Merrill Lynch's purported shopping of its investment management unit has some juicy implications for the nation's largest brokerage operation, but it also could be a signpost of a much more important event — a history-making shift in Wall Street's business model.
The much-rumored Merrill deal involves a sale of Merrill Lynch Investment Management (MLIM) to Baltimore-based Legg Mason. (Legg does have retail distribution, but two-thirds of its revenue are generated by asset management.) The motivation for such a transaction can hardly be in doubt. Regulators have fixed their sights on the relationship between asset management units of securities firms and their retail distribution. And no firm needs that scrutiny right now.
The most visible sign of this regulatory interest is the $50 million fine levied against Morgan Stanley for allegedly pushing its own funds on its clients (it subsequently closed 13 proprietary funds).
Bob Doll, head of MLIM, has acknowledged that a sale of all or part of its asset management business could “ease regulatory conflicts.” Sources say that Doll even wanted to move MLIM out of the firm's Plainsboro, N.J., complex to a more remote location as an outward sign of the unit's independence from Merrill's retail distribution.
This begs a grand question: Is the traditional model for securities houses — investment banking, research, asset management, retail brokerage all coexisting under one roof — more trouble than it's worth?
Take a look at the current state of affairs. For starters, the time-honored habit of manufacturing financial products and then stuffing them down the distribution network is no longer acceptable. Second, Wall Street is under fire from not only federal but also state regulators for how firms compensate their FAs. (New Hampshire recently joined the fray in suing Morgan Stanley for hosting “steak-a-thons,” rewarding brokers for selling in-house mutual funds with raw meat.) Then there is the fallout from the research scandals, which have forced firms to erect barriers between their research departments and their investment banking units.
It is in this context that securities executives must decide how to structure their business going forward.
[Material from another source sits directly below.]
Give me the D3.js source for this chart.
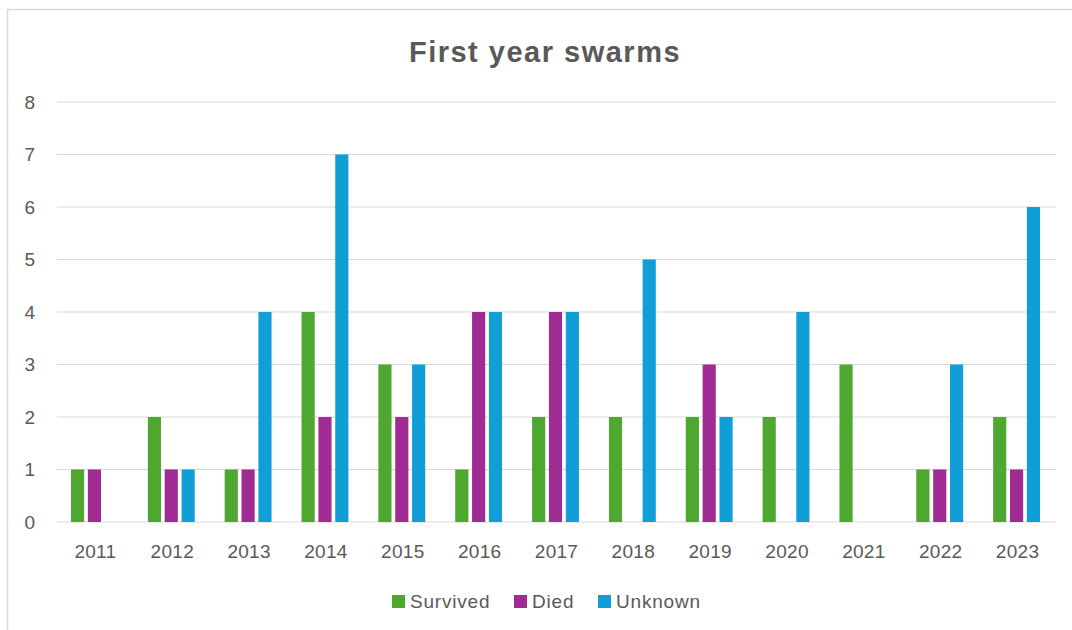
<!DOCTYPE html>
<html>
<head>
<meta charset="utf-8">
<script src="https://cdn.jsdelivr.net/npm/d3@7"></script>
<style>
  body { margin: 0; background: #fff; }
  text { font-family: "Liberation Sans", Arial, sans-serif; fill: #595959; }
</style>
</head>
<body>
<svg id="chart" width="1072" height="630"></svg>
<script>
const years = ["2011","2012","2013","2014","2015","2016","2017","2018","2019","2020","2021","2022","2023"];
const seriesNames = ["Survived", "Died", "Unknown"];
const survived = [1, 2, 1, 4, 3, 1, 2, 2, 2, 2, 3, 1, 2];
const died = [1, 1, 1, 2, 2, 4, 4, 0, 3, 0, 0, 1, 1];
const unknown = [0, 1, 4, 7, 3, 4, 4, 5, 2, 4, 0, 3, 6];
const yTicks = [0, 1, 2, 3, 4, 5, 6, 7, 8];
const colors = ["#4EA72E", "#A02B93", "#0F9ED5"];

const seriesValues = [survived, died, unknown];

const svg = d3.select("#chart");

// chart area border (runs off the right and bottom edges)
svg.append("rect")
    .attr("x", 7.5).attr("y", 9.5)
    .attr("width", 1100).attr("height", 700)
    .attr("fill", "none")
    .attr("stroke", "#d9d9d9")
    .attr("stroke-width", 1.5);

const margin = {top: 102, right: 16, bottom: 108, left: 57};
const width = 1072 - margin.left - margin.right;
const height = 630 - margin.top - margin.bottom;
const g = svg.append("g").attr("transform", `translate(${margin.left},${margin.top})`);

const x = d3.scaleBand().domain(years).range([0, width]).padding(0);
const inner = d3.scaleBand().domain(seriesNames).range([14, x.bandwidth() - 16]).paddingInner(0.22);
const y = d3.scaleLinear().domain([0, 8]).range([height, 0]);

// gridlines
g.append("g")
    .selectAll("line")
    .data(yTicks)
    .enter().append("line")
    .attr("x1", 0).attr("x2", width)
    .attr("y1", d => y(d)).attr("y2", d => y(d))
    .attr("stroke", "#d9d9d9")
    .attr("stroke-width", 1);

// y labels
g.append("g")
    .selectAll("text")
    .data(yTicks)
    .enter().append("text")
    .attr("x", -22)
    .attr("y", d => y(d))
    .attr("dy", "0.36em")
    .attr("text-anchor", "end")
    .style("font-size", "19px")
    .text(d => d);

// x labels
g.append("g")
    .selectAll("text")
    .data(years)
    .enter().append("text")
    .attr("x", d => x(d) + x.bandwidth() / 2)
    .attr("y", height + 36)
    .attr("text-anchor", "middle")
    .style("font-size", "19px")
    .style("letter-spacing", "0.3px")
    .text(d => d);

// bars
seriesNames.forEach((name, index) => {
    g.selectAll(`.bar${index}`)
        .data(years)
        .enter().append("rect")
        .attr("class", `bar bar${index}`)
        .attr("x", d => x(d) + inner(name))
        .attr("y", (d, i) => y(seriesValues[index][i]))
        .attr("width", inner.bandwidth())
        .attr("height", (d, i) => height - y(seriesValues[index][i]))
        .attr("fill", colors[index]);
});

// title
svg.append("text")
    .attr("x", 545)
    .attr("y", 62)
    .attr("text-anchor", "middle")
    .style("font-size", "29px")
    .style("font-weight", "bold")
    .style("letter-spacing", "1.5px")
    .text("First year swarms");

// legend
const legend = svg.append("g").attr("transform", "translate(392,595)");
const legendX = [0, 122, 206];
seriesNames.forEach((name, index) => {
    const row = legend.append("g").attr("transform", `translate(${legendX[index]},0)`);
    row.append("rect")
        .attr("width", 13).attr("height", 13)
        .attr("fill", colors[index]);
    row.append("text")
        .attr("x", 18)
        .attr("y", 13)
        .style("font-size", "19px")
        .style("letter-spacing", "0.8px")
        .text(name);
});
</script>
</body>
</html>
“Things move really fast in this business sometimes, and what seemed like a good idea two years ago could leave you real vulnerable today,” says an executive at a regional b/d with an investment banking division. He says his firm isn't currently looking to get out of the asset management business, but “it's obviously something that, if things continue, we'll have to keep an eye out for. You have to be careful you don't become a dinosaur.”
The details of Merrill's potential sale of MLIM remain sketchy, though a source close to the firm says that investment bankers are salivating over the idea and would “love” to engineer a sale of the unit, perhaps as much as 49 percent.
But that might be a bit of wishful thinking, others say. “I don't think that's the way they'll end up going,” says Jeffrey Harte, an analyst at Sandler O'Neill in Chicago. “But you have to think they're seriously considering it. They have to at least think about it. You never know what kind of regulation is going to go down; it would be irresponsible of them not to look into it.”
Many believe a decision to sell hinges on reputation. If a firm — or asset manager or mutual fund company, for that matter — has had its reputation sullied by scandal, it might be in its best interest to sell off assets to a firm untouched by regulatory investigations, thereby burying the sullied name.
Besides, a prominent industry executive argues that asset managers of big securities firms, such as a Merrill Lynch or a Morgan Stanley, don't carry the same weight they did, say, 15 years ago.
Further, asset managers won't be as profitable in the future, the executive says. Selling off the assets and re-deploying the capital to another use might allow the firm to maximize earnings.
Firms are asking themselves, he says, “‘If I need to grow 20 percent in the next period of time, is it easier for me to do that internally or externally?’ You could well see many firms thinking they need to go external.”
Or big firms could put the scandal behind them by buying independent firms. “It could work in the opposite direction,” says John Coffee, a law professor at Columbia University. “Smaller firms that have been caught up in some of these scandals might move to sell their assets to controlling interests with a strong brand name.”
There is precedent. Recently, Bank of America's Nations Funds family, which stands accused of late trading by New York Attorney General Eliot Spitzer, was acquired by Columbia Management Group, the new name for Bank of America's asset management group. Clients formerly in Nations Funds are now under the name Columbia, allowing them to avoid the stigma involved with the fingered funds.
That said, asset management arms of securities firms are unlikely to vanish any time soon, because it remains a lucrative business, for now.
“The advantages of vertical integration go well beyond the effects of scandals,” Harte says. “But no one really knows how this is going to play out. In an extreme worst-case scenario, regulators could say that because of the inherent conflict of interest there can be no proprietary asset management arm at a retail brokerage.”
“Will that happen? Probably not,” he continues. “But it's certainly something firms have to be aware of and careful about.”